Divorcing a Military Member Who – After Being Served – Refuses to Participate

Is it possible to divorce a military member who has been served with “legal process” but has not filed an answer or otherwise entered an appearance in the case?  Yes, but extra steps are required because of protections afforded the military member against a default judgment under the Servicemembers Civil Relief Act (SCRA).1

When a military member has been served, but not answered or appeared, the SCRA requires that the Court appoint an Attorney Ad Litem to represent the member’s interests before a default judgement may be granted.  Failure to do so may be grounds for having the divorce decree vacated later.  Typically, the Attorney Ad Litem will request a “stay” of the divorce proceedings for 90 days (prescribed within the SCRA) and try to contact the member to see if his/her current duty precludes appearance and/or whether the member has a “meritorious defense.”  Nevertheless, at some point, the case can and will move forward after the Attorney Ad Litem either gets the member to answer and join the case or the Attorney Ad Litem concludes they’ve performed their due diligence.

Who pays for the Attorney Ad Litem?  Regrettably, the answer is the spouse seeking the divorce (commonly known as the Petitioner).  There are additional factors to consider, so ensure you speak with a qualified military divorce attorney if you believe you will (or already are) facing this situation.

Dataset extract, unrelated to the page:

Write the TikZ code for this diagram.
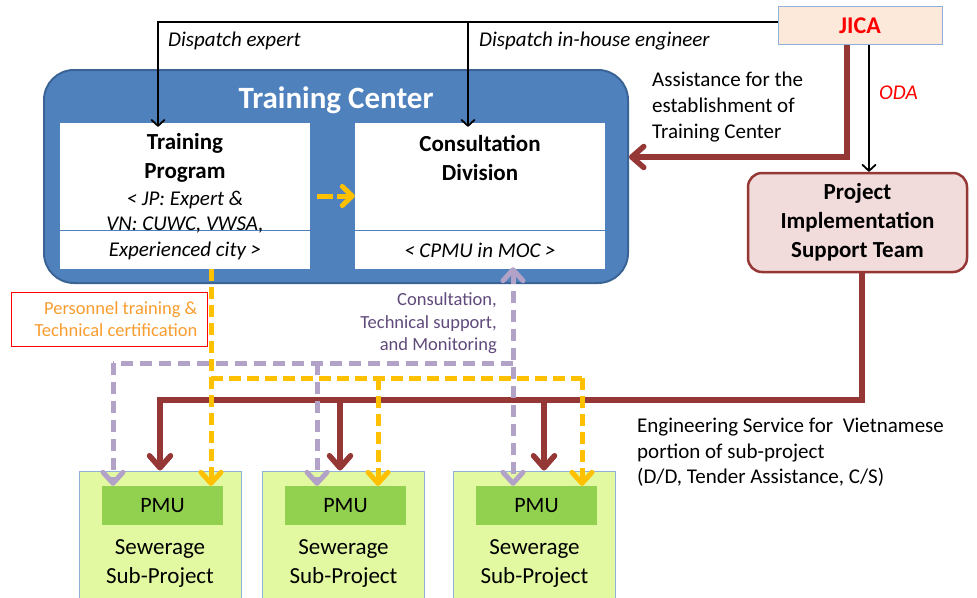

Author Jim Cramp is a retired active duty colonel and the founder and principal attorney at the Cramp Law Firm, PLLC.  The firm provides a spectrum of family law-related services to clients in the greater San Antonio region, across the United States and throughout the world.  The firm specializes in Federal Civil Service and Military Divorce matters.

Note1See 50 U.S.C. Sec. 3931 (recodified from 50 U.S.C. Appendix Sec. 521) which describes the SCRA protection for a military member, who has not answered or appeared, against a default judgment.